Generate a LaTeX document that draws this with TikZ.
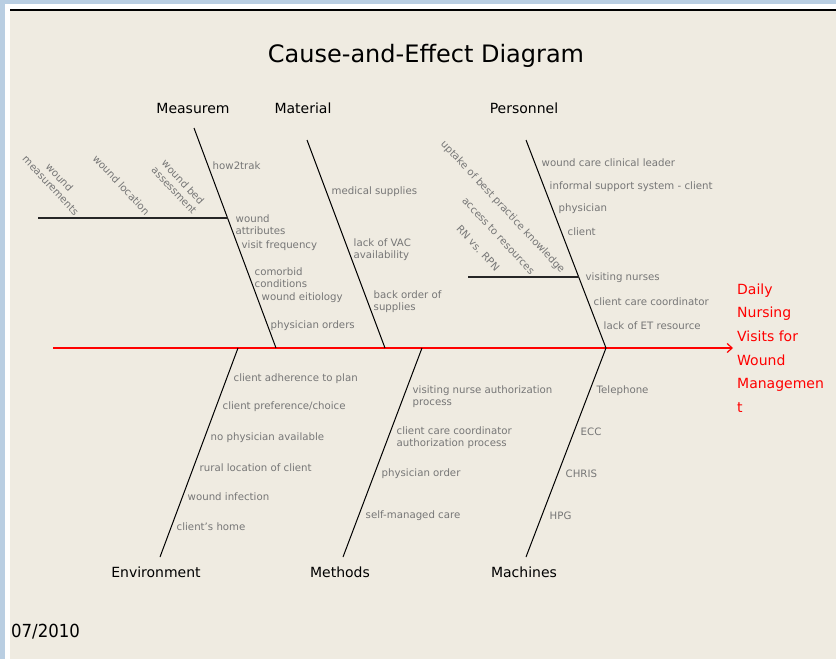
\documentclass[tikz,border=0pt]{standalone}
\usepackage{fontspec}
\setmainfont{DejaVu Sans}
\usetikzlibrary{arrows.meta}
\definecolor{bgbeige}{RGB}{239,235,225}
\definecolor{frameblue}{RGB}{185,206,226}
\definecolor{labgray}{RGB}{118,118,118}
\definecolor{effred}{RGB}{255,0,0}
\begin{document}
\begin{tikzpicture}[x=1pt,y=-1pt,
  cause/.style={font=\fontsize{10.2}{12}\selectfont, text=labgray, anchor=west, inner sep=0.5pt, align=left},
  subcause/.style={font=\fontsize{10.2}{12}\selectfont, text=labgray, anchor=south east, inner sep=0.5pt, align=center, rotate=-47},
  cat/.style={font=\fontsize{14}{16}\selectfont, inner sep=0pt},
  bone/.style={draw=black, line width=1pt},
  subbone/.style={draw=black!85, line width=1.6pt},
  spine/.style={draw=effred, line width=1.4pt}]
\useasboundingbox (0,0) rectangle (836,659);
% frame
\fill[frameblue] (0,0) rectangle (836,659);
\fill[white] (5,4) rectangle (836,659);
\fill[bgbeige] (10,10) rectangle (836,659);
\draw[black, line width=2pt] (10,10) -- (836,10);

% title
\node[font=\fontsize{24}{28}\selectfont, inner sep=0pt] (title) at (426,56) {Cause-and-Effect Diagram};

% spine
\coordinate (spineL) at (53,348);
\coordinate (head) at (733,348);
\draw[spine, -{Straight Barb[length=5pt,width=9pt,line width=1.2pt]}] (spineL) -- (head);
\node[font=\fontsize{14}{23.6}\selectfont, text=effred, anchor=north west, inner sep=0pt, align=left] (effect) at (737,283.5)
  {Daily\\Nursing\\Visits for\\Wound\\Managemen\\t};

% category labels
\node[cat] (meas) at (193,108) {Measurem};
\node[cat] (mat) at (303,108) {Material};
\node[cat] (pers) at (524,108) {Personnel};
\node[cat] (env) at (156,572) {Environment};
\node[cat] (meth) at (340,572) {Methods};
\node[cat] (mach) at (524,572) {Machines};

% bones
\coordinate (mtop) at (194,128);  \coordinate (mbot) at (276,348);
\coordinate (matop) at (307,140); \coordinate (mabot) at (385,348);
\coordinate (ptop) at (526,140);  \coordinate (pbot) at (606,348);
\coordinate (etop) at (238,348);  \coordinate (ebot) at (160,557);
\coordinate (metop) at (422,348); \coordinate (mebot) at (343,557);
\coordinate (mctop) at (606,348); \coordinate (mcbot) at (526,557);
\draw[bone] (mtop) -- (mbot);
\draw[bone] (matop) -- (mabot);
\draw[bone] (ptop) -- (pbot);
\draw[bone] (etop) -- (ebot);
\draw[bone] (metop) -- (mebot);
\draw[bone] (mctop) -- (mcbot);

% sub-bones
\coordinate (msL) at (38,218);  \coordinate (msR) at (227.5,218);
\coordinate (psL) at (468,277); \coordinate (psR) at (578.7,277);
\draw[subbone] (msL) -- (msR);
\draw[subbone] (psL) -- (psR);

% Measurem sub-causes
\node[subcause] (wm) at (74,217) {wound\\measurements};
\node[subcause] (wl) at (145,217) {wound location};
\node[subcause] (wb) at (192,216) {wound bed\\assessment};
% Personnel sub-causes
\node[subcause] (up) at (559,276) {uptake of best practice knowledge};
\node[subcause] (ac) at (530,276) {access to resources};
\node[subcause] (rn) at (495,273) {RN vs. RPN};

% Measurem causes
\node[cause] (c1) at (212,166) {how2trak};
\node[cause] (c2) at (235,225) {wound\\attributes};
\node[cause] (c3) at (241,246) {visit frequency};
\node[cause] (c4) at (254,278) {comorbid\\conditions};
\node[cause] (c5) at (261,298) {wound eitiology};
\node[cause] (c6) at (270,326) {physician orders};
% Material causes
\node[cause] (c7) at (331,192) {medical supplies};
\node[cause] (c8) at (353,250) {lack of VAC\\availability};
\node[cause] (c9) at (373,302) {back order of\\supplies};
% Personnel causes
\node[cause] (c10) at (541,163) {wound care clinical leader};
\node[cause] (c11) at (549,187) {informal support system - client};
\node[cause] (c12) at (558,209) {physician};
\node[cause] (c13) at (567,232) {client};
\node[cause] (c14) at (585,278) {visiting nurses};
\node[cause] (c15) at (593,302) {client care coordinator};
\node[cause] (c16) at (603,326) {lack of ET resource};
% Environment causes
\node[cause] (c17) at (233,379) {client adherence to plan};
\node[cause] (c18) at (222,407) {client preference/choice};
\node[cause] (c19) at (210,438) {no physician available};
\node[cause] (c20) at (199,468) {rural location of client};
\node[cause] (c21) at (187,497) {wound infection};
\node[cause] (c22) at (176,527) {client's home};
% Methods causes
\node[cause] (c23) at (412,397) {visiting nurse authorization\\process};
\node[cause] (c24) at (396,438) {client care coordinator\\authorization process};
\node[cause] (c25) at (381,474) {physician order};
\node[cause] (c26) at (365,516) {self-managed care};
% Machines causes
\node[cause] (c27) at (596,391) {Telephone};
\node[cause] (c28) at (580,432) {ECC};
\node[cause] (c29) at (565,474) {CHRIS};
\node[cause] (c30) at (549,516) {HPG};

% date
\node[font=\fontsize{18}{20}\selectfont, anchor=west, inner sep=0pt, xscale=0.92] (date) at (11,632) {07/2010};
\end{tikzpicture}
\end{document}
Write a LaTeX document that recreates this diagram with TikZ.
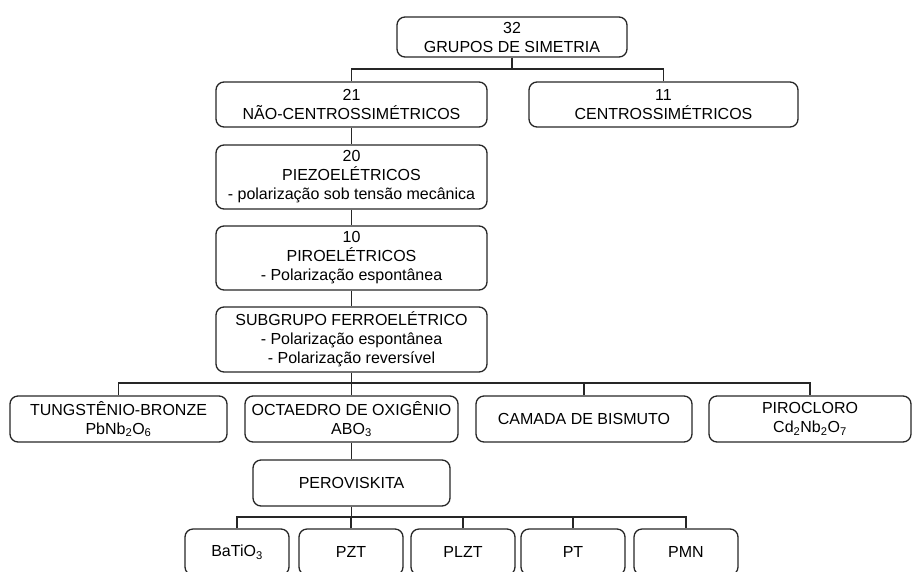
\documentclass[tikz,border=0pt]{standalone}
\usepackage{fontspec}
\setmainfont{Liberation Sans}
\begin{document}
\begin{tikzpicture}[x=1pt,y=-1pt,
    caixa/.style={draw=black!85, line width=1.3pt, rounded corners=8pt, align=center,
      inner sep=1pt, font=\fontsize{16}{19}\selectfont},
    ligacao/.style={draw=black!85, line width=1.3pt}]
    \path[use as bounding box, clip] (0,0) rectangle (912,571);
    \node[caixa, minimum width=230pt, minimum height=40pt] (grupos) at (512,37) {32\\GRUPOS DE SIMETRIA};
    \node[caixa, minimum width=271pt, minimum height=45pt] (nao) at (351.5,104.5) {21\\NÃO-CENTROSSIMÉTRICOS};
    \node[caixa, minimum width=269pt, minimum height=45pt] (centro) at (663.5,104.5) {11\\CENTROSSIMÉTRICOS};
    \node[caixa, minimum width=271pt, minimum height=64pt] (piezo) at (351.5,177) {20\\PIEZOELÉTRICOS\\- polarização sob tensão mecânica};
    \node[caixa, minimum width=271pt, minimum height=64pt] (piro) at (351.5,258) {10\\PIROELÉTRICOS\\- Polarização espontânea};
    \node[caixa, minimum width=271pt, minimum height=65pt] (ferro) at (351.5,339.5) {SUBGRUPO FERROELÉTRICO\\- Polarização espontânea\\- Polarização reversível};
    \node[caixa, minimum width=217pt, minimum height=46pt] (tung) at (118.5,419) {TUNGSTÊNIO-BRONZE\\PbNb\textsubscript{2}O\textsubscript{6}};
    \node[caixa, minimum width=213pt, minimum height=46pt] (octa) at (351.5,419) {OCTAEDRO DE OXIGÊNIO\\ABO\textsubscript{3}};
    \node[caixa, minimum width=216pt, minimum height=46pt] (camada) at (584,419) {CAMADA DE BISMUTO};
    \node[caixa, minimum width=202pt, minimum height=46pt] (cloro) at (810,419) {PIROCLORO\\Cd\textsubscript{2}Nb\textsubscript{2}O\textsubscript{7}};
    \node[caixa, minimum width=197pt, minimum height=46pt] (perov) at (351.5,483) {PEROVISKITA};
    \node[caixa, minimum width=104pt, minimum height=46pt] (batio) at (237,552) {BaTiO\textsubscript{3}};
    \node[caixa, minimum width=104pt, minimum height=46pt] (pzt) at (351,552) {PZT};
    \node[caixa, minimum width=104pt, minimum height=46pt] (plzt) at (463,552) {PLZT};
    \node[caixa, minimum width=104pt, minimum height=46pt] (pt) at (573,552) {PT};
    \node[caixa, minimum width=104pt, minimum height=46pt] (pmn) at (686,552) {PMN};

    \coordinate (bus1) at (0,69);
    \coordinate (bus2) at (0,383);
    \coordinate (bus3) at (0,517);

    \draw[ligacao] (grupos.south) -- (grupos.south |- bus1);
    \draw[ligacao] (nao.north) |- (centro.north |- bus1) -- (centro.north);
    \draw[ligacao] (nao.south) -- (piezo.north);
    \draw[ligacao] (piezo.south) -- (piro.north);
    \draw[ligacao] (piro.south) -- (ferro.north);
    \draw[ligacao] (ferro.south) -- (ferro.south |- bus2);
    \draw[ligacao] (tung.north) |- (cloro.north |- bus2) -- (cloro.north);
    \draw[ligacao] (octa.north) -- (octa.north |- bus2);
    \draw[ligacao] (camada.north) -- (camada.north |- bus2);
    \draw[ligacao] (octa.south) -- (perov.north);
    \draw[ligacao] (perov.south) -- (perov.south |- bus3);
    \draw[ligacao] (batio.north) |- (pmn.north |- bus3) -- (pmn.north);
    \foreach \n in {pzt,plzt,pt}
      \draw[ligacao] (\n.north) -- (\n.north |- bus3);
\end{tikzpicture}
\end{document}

=== WORK TO COMPLETE ===
Identify and extract each line of the listing that contains "this".

=== COMPLETE OUTPUT ===
Generate a LaTeX document that draws this with TikZ.
Write a LaTeX document that recreates this diagram with TikZ.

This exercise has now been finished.